# What is the domain and range of f(x) = 1/(x-2) ?

Aug 16, 2015

Domain: $\left(- \infty , 2\right) \cup \left(2 , + \infty\right)$
Range: $\left(- \infty , 0\right) \cup \left(0 , + \infty\right)$

#### Explanation:

Your function is defined for any value of $\in \mathbb{R}$ except the one that can make the denominator equal to zero.

$x - 2 = 0 \implies x = 2$

This means that $x = 2$ will be excluded from the domain of the function, which will thus be $\mathbb{R} - \left\{2\right\}$, or $\left(- \infty , 2\right) \cup \left(2 , + \infty\right)$.

The range of the function will be affected by the fact that the only way a fraction can be equal to zero is if the numerator is equal to zero.

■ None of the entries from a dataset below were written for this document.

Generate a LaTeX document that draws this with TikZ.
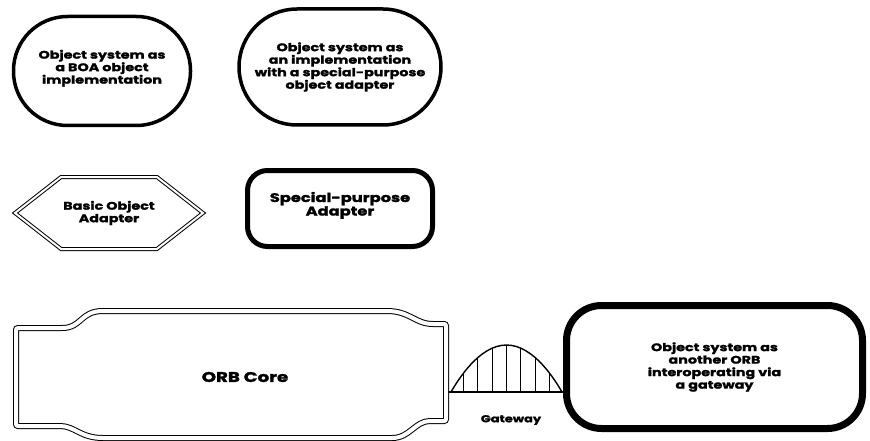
\documentclass[tikz,border=0pt]{standalone}
\usepackage{fontspec}
\setmainfont{Poppins}[FakeStretch=1.3,BoldFeatures={FakeBold=1.8}]
\usetikzlibrary{shapes.symbols,calc}
\newcommand{\lbl}{\fontsize{11}{12.5}\selectfont\bfseries}
\tikzset{
  oval/.style={draw,line width=3.5pt,align=center,font=\lbl},
  adbox/.style={draw,line width=5pt,rounded corners=20pt,align=center,font=\lbl},
  dbl/.style={draw,double,line width=1pt,double distance=4pt},
  bar/.style={line width=1.4pt},
}

\begin{document}
\begin{tikzpicture}[x=1pt,y=-1pt,font=\lbl]
\useasboundingbox (0,0) rectangle (870,441);
% object systems
\node[oval,rounded corners=54pt,minimum width=177pt,minimum height=109pt] (boa) at (102,71)
   {Object system as\\a BOA object\\implementation\\[-4pt]};
\node[oval,rounded corners=58pt,minimum width=202pt,minimum height=116pt] (spo) at (340,67)
   {Object system as\\an implementation\\with a special-purpose\\object adapter};
% adapters
\node[signal,signal to=west and east,signal pointer angle=76,dbl,double distance=2pt,
   minimum width=188pt,minimum height=72pt,align=center,inner sep=0pt] (bad) at (109,213)
   {Basic Object\\Adapter};
\node[adbox,minimum width=185pt,minimum height=76pt,font=\fontsize{12.5}{13.5}\selectfont\bfseries] (spa) at (340,208.5)
   {Special-purpose\\Adapter\\[-4pt]};
% ORB core
\draw[dbl,rounded corners=2pt] (16,328) -- (60,328) .. controls (82,328) and (80,311) .. (105,311)
   -- (385,311) .. controls (410,311) and (415,324) .. (435,324) -- (446,324)
   -- (446,421) -- (432,421) .. controls (415,421) and (410,438) .. (390,438)
   -- (105,438) .. controls (80,438) and (75,426) .. (58,426) -- (16,426) -- cycle;
\node[font=\fontsize{14}{16}\selectfont\bfseries] (orb) at (245,377) {ORB Core};
% other ORB
\node[draw,line width=7pt,rounded corners=35pt,minimum width=296pt,minimum height=123pt,
   align=center] (oth) at (714.5,367)
   {Object system as\\another ORB\\interoperating via\\a gateway};
% gateway
\coordinate (gwl) at (449,392);
\coordinate (gwr) at (oth.west |- gwl);
\draw[bar] (gwl) -- (gwr);
\draw[bar] (451,392) parabola bend (506.5,345) (562,392);
\foreach \k in {-3,...,3}{
  \pgfmathsetmacro{\gx}{506.5+14.3*\k}
  \pgfmathsetmacro{\gy}{392-47*(1-(14.3*\k/55.5)^2)}
  \draw[line width=1.1pt] (\gx,392) -- (\gx,\gy);
}
\node[font=\fontsize{10}{12}\selectfont\bfseries] (gw) at (511,420) {Gateway};
\end{tikzpicture}
\end{document}
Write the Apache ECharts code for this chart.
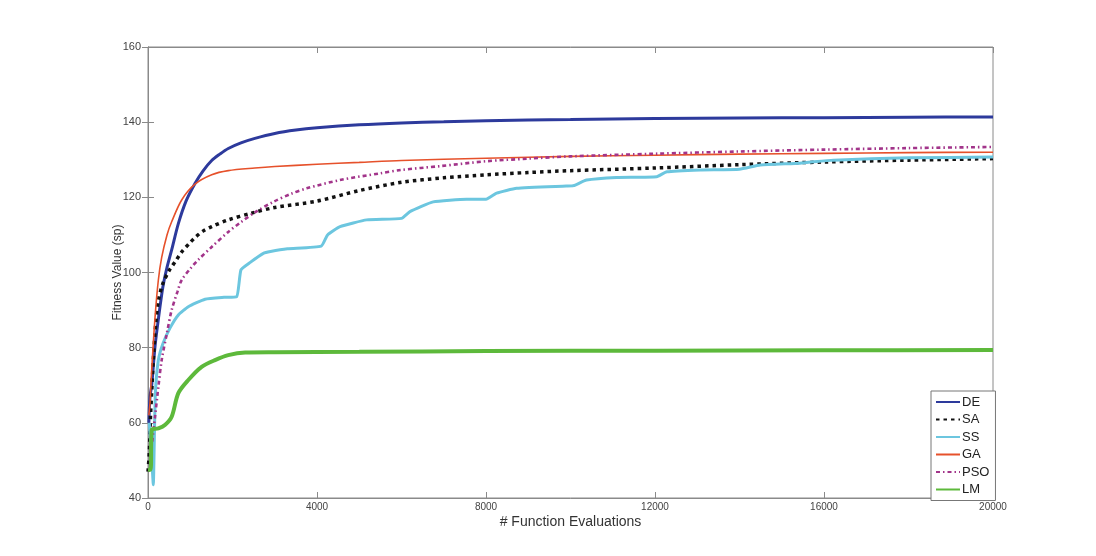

In your case, the numerator is constant, euqal to $1$ regardless of the value of $x$, which implies that the function can never be equal to zero

$f \left(x\right) \ne 0 \text{, } \left(\forall\right) x \in \mathbb{R} - \left\{2\right\}$

The range of the function will thus be $\mathbb{R} - \left\{0\right\}$, or $\left(- \infty , 0\right) \cup \left(0 , + \infty\right)$.

graph{1/(x-2) [-10, 10, -5, 5]}